1. Wilco – Yankee Hotel Foxtrot
2. Rilo Kiley – Execution…
3. Bright Eyes – Lifted
4. Spoon – Kill the Moonlight
5. Sigur Ros – ( )
6. Snowglobe – Our Land Brains
7. The Flaming Lips – Yoshimi…
8. Grandpaboy – Mono
9. The Decemberists – Castaways
10. Interpol – Turn on…
11. Beck – Sea Change
12. Sonic Youth – Murray Street
13. DJ Shadow – Private Press
14. Buck 65 – Square
15. The Notwist – Neon Golden
16. Marmoset – Mishawaka EP
Epic. Fucking. Year. Feels like yesterday. Everything mattered so much. I remember getting the original Interpol EP and thinking: “yes, this will be my band; no one will know this band but me.” I remember playing MURRAY STREET realy loudly at the record store and having customers complain about the “noise.” I remember 2002 as the final days of Chicago’s run at being the indie hip-hop center of the world. Man, we went to lots and lots of shows back then – mostly at the Metro. I met Buck65 on the streets after a show while hanging out with my friend Scott Matelic.
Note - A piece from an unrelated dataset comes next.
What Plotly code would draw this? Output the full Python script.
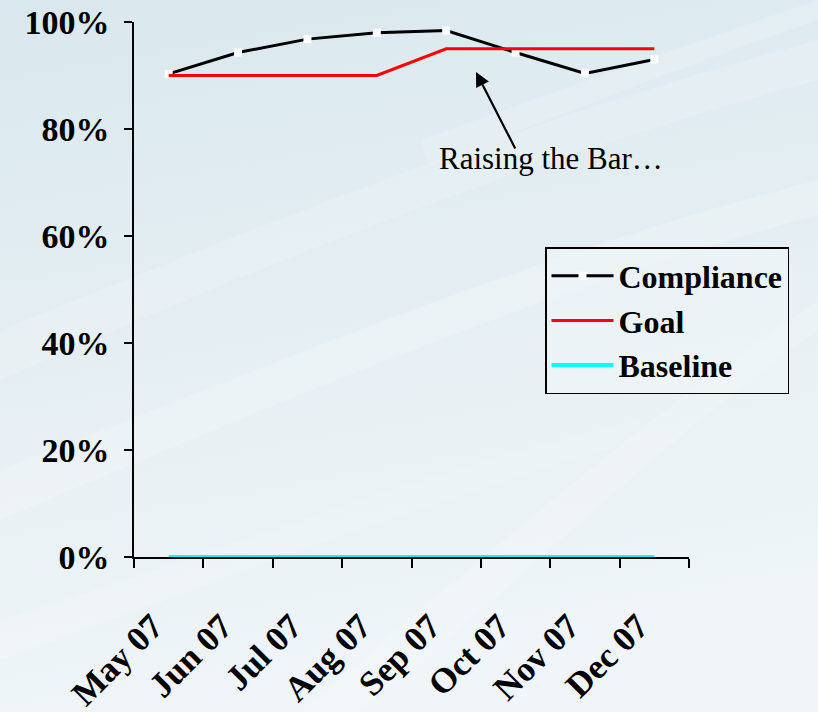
import base64
import plotly.graph_objects as go

# Monthly data
months = ["May 07", "Jun 07", "Jul 07", "Aug 07", "Sep 07", "Oct 07", "Nov 07", "Dec 07"]
compliance = [90.3, 94.3, 96.8, 98.0, 98.4, 94.3, 90.4, 93.0]
goal = [90, 90, 90, 90, 95, 95, 95, 95]
baseline = [0, 0, 0, 0, 0, 0, 0, 0]
y_ticks = [0, 20, 40, 60, 80, 100]
y_tick_text = ["0%", "20%", "40%", "60%", "80%", "100%"]

W, H = 818, 712
SERIF = "Liberation Serif, Times New Roman, serif"

# Soft blue-grey backdrop with pale diagonal streaks
svg = f"""<svg xmlns='http://www.w3.org/2000/svg' width='{W}' height='{H}' viewBox='0 0 {W} {H}' preserveAspectRatio='none'>
<defs><linearGradient id='g' x1='0' y1='0' x2='0.2' y2='1'>
<stop offset='0' stop-color='#d9e8ee'/><stop offset='0.55' stop-color='#e6eff3'/><stop offset='1' stop-color='#eff5f8'/>
</linearGradient></defs>
<rect width='{W}' height='{H}' fill='url(#g)'/>
<path d='M0 330 C250 230 520 120 818 40 L818 80 C520 160 250 270 0 380 Z' fill='#ffffff' fill-opacity='0.16'/>
<path d='M0 470 C260 370 540 250 818 180 L818 215 C540 290 260 410 0 520 Z' fill='#ffffff' fill-opacity='0.18'/>
<path d='M300 712 C480 560 640 420 818 300 L818 330 C650 450 500 600 360 712 Z' fill='#ffffff' fill-opacity='0.14'/>
<path d='M0 620 C200 560 420 470 640 420 L640 440 C420 500 200 590 0 660 Z' fill='#ffffff' fill-opacity='0.12'/>
<path d='M420 140 C560 90 700 40 818 0 L818 20 C700 60 560 115 430 165 Z' fill='#ffffff' fill-opacity='0.16'/>
</svg>"""
bg_uri = "data:image/svg+xml;base64," + base64.b64encode(svg.encode()).decode()

fig = go.Figure()
fig.add_trace(go.Scatter(
    x=months, y=compliance, name="Compliance", mode="lines+markers",
    line=dict(color="black", width=3),
    marker=dict(symbol="square", size=8, color="white", line=dict(width=0)),
    cliponaxis=False,
))
fig.add_trace(go.Scatter(
    x=months, y=goal, name="Goal", mode="lines",
    line=dict(color="#ff0000", width=3), cliponaxis=False,
))
fig.add_trace(go.Scatter(
    x=months, y=baseline, name="Baseline", mode="lines",
    line=dict(color="#00ffff", width=4), cliponaxis=False,
))

x0, x1 = 134, 689
y_top, y_bot = 22, 557
fig.update_layout(
    width=W, height=H,
    margin=dict(l=0, r=0, t=0, b=0, autoexpand=False),
    paper_bgcolor="#e4eef2",
    plot_bgcolor="rgba(0,0,0,0)",
    font=dict(family=SERIF, color="black"),
    images=[dict(source=bg_uri, xref="paper", yref="paper", x=0, y=1,
                 sizex=1, sizey=1, sizing="stretch", layer="below",
                 xanchor="left", yanchor="top")],
    xaxis=dict(
        domain=[x0 / W, x1 / W], automargin=False, layer="below traces",
        type="category", range=[-0.5, len(months) - 0.5],
        showgrid=False, zeroline=False,
        showline=True, linecolor="black", linewidth=1.5,
        ticks="outside", tickson="boundaries", ticklen=9, tickwidth=1.5, tickcolor="black",
        tickangle=-45, ticklabelstandoff=33, ticklabelshift=-16,
        tickfont=dict(family=SERIF, size=35, weight="bold"),
    ),
    yaxis=dict(
        domain=[(H - y_bot) / H, (H - y_top) / H], automargin=False, layer="below traces",
        range=[0, 100],
        tickvals=y_ticks, ticktext=y_tick_text,
        showgrid=False, zeroline=False,
        showline=True, linecolor="black", linewidth=1.5,
        ticks="outside", ticklen=8, tickwidth=1.5, tickcolor="black",
        ticklabelstandoff=8,
        tickfont=dict(family=SERIF, size=34, weight="bold"),
    ),
    legend=dict(
        x=545 / W, y=1 - 247 / H, xanchor="left", yanchor="top",
        bgcolor="rgba(240,246,248,0.55)", bordercolor="black", borderwidth=1.5,
        font=dict(family=SERIF, size=32, weight="bold"),
        itemwidth=62, tracegroupgap=0,
    ),
    showlegend=True,
    annotations=[
        dict(text="Raising the Bar…", xref="paper", yref="paper",
             x=551 / W, y=1 - 158 / H, xanchor="center", yanchor="middle",
             showarrow=False, font=dict(family=SERIF, size=31)),
        dict(text="", xref="paper", yref="paper",
             x=476 / W, y=1 - 72 / H, ax=40, ay=78,
             showarrow=True, arrowhead=2, arrowsize=1.3, arrowwidth=2.2,
             arrowcolor="black"),
    ],
)

fig.write_html("out.html")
I bought a new car a few days before Bright Eyes’ LIFTED was released. The day it came out I took the day off from work, put a new car stereo in my car and drove to basically every store in town looking for a copy of LIFTED. Just to put this into perspective: Bright Eyes was incredibly unknown back in these days. He’d sell less than 1,000 copies of his albums, so, finding one of them was incredibly hard. I found what had to be the only copy in Fort Wayne, popped it in my player and didn’t take it out for weeks. Within six months you could find that album at four or five stores around town and you could read about Bright Eyes in almost any music rag.
Most importantly, this was the year that Carly and I started dating. We’d been friends for over four years and, after lots of talk, had finally gotten close over the summer. She lived three hours away, so I remember lots of time spent driving to see her – hours each week. This made for lots and lots of good listening time … not to mention some top shelf mixtape making. Carly and I listened to that Snowglobe record all the time. She was working at Secretly Canadian back then, so we’d sometimes get to hear things in advance. She’d find out what the owners were listening to and, guess what, they were also listening to Snowglobe!
One of the most memorable nights of my 20s was the night Carly and I met up in downtown Indianapolis to see the Beck / Flaming Lips show at the Murat. Amazing freaking show. The Lips were already one of my favorite bands back then, but, dang, this just put the whole thing over the top. I find myself today, seven-plus years later, still trying to describe that show to people. Impossible. You had to be there.
Also, that night I locked my keys in the car in downtown Indy at 3 a.m. Had to be at work at 8:30 a.m. I panicked (mostly because I was broke and dumb and dramatic), and, right before I broke my window, Carly figured out a solution. She’s still doing that kind of thing for me to this day. And, no joke, we’re still listening to most of these albums to this day – especially those top two. Dang … two of our all-time favorites.
As for YANKEE HOTEL FOXTROT: Well, damn. I could probably build an entire website about my love for that album. Lots of history for me with that record. I remember everything. This was it for me. This was the record that made me feel everything. I knew the first time I heard it that I was actually experiencing the release of a classic record. I read everything bit of press, watched the movie over and over again, followed the online journal about the movie, read Greg Kot’s book about the band during this era. It was my favorite record that year and has since become one of my Top 5 all-time records. Very likely my album of the decade.